DS, I agree that he needs to have sole care of them. You need to have a day out, and leave them with him so that they HAVE to muddle along together and he has to find ways of dealing with them.
I find it really hard to respect men who don't get involved with their own kids at all. Well, I don't respect them.
My dh:
is home at about 5.30pm and when he comes in despite a long cycle ride home he just has a glass of water then gets on and plays with ds. After dinner we get ds ready for bed and bath and we do this between us but DH is ALWAYS involved fully. DH reads ds his bedtime stories most nights. We go up in turns 'checking' on ds while he drops off.
DH and I take it in turns to be with ds at things like doctor's appointments and we time our holidays so that we both have time off to look after ds in the school holidays.

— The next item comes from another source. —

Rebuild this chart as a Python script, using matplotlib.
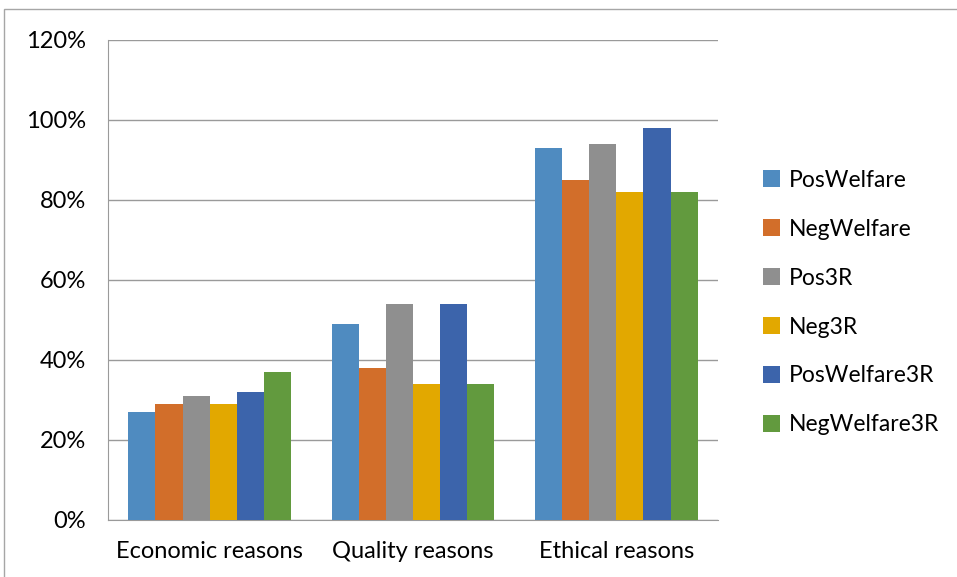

DH takes ds to children's parties if I can't or don't fancy it.
He takes him to the park at the weekend and swimming every weekend, taking responsibility for organising ds' swimming lessons and takes him for a lunch out afterwards.
That's what i expect from him as a father to be honest. We both decided to have a child and we both do the work. I know some men don't have every evening available to be at home but there is really no excuse for doing as little as your DH. I wouldn't accept that not only because it shows little respect for you but also because that doesn't allow for much of a relationship between your dh and the kids, does it?